Data entries —
^^^^

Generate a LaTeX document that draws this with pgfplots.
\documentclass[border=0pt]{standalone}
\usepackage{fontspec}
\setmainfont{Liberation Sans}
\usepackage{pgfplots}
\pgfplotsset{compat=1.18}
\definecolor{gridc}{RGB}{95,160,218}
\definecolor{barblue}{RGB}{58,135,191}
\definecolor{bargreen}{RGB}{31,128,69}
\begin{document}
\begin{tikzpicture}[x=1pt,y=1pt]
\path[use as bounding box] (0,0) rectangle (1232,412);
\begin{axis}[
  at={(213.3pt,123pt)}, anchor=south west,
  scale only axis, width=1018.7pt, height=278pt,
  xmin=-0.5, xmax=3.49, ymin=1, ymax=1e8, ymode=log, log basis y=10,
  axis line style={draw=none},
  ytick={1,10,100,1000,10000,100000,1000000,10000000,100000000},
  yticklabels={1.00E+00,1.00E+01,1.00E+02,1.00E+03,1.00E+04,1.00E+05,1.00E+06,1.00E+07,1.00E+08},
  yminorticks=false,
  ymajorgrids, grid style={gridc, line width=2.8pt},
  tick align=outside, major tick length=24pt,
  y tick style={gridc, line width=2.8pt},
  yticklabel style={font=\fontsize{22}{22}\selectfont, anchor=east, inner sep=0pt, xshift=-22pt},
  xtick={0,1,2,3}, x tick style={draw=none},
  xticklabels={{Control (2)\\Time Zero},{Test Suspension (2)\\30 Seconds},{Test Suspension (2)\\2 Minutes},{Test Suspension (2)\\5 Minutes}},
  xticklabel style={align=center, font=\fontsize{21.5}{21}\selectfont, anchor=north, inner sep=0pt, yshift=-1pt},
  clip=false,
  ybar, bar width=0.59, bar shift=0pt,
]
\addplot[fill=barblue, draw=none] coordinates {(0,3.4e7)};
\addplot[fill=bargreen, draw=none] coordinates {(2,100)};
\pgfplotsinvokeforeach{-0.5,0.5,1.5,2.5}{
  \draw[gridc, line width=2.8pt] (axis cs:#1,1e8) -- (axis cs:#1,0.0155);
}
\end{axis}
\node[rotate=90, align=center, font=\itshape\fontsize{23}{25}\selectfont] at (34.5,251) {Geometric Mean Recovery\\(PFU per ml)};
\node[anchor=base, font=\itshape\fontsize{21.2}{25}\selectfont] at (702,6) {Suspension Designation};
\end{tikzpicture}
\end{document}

^^^^

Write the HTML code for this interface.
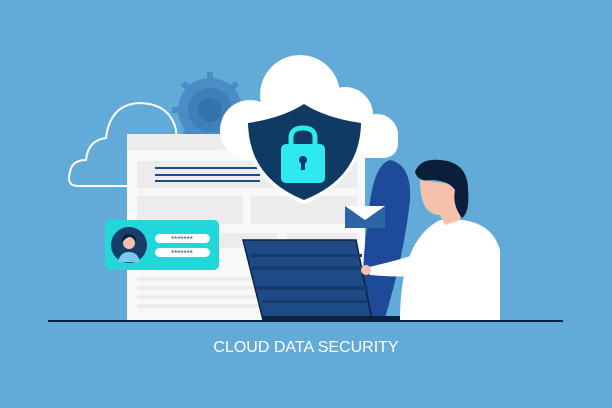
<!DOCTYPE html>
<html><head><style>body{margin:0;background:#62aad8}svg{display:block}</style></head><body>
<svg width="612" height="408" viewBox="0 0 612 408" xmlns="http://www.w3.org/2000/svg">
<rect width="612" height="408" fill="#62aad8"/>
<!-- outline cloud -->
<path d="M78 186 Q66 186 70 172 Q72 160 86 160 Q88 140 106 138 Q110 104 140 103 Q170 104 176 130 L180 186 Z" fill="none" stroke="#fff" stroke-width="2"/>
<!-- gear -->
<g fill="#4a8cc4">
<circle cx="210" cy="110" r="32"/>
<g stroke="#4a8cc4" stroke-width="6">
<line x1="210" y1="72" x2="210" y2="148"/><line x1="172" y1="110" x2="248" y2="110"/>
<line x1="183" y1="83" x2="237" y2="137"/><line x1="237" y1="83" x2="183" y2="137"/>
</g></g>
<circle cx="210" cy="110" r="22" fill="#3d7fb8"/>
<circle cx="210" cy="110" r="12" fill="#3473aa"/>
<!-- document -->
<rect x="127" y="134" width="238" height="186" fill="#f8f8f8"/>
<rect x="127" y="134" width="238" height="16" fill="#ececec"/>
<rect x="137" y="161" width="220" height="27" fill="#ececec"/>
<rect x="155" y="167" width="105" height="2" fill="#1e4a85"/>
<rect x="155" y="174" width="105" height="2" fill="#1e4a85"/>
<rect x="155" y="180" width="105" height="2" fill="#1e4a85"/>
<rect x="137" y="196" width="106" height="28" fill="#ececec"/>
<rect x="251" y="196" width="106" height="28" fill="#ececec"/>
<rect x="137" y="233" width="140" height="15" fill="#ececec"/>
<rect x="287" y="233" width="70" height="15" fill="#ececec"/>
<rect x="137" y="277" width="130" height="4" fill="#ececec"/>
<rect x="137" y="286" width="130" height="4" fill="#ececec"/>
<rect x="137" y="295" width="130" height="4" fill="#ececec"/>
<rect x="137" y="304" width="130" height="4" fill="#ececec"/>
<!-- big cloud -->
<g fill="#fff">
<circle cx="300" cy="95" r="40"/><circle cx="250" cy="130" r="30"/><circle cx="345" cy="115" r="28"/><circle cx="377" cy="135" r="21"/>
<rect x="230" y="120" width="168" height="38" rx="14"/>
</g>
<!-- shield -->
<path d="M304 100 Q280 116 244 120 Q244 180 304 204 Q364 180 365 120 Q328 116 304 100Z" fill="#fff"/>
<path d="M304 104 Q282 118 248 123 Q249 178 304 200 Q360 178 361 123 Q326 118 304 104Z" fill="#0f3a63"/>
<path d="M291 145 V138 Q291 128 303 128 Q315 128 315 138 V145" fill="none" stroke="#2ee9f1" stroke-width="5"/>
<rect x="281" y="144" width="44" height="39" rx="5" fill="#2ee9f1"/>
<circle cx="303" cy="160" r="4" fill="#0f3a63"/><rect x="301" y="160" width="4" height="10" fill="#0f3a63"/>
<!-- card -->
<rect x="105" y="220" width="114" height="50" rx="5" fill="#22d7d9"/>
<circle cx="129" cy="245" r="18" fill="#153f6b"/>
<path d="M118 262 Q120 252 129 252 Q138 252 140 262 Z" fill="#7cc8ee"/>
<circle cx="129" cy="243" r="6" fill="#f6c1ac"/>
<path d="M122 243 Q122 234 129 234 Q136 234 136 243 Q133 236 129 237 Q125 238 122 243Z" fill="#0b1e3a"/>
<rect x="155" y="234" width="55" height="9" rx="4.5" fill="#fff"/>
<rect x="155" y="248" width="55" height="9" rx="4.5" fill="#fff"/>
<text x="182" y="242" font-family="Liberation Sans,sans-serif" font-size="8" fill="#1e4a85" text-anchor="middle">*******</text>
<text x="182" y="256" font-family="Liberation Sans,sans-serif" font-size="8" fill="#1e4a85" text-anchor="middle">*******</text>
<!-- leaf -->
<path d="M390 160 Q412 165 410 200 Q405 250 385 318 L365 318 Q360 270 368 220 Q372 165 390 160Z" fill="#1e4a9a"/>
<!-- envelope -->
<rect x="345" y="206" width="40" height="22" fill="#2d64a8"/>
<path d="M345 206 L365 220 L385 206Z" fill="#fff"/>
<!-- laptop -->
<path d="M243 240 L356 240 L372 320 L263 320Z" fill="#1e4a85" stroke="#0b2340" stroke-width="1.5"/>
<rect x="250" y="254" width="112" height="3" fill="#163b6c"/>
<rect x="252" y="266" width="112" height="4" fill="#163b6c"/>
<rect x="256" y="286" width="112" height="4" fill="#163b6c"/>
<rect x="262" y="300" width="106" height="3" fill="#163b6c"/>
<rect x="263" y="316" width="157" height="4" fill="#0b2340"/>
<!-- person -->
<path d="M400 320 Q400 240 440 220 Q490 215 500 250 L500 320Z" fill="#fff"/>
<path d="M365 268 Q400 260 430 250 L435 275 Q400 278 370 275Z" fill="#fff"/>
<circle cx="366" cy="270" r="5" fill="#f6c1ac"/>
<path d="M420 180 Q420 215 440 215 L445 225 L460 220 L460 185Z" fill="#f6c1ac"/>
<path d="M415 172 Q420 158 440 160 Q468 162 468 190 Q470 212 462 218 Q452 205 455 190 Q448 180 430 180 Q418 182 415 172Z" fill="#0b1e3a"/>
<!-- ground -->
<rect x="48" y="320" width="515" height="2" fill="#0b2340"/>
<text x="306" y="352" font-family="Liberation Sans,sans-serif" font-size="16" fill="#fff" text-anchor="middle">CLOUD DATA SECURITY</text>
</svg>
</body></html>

^^^^

Your instructions — Extract all lines containing the word "this".

Exercise result —
Generate a LaTeX document that draws this with pgfplots.
Write the HTML code for this interface.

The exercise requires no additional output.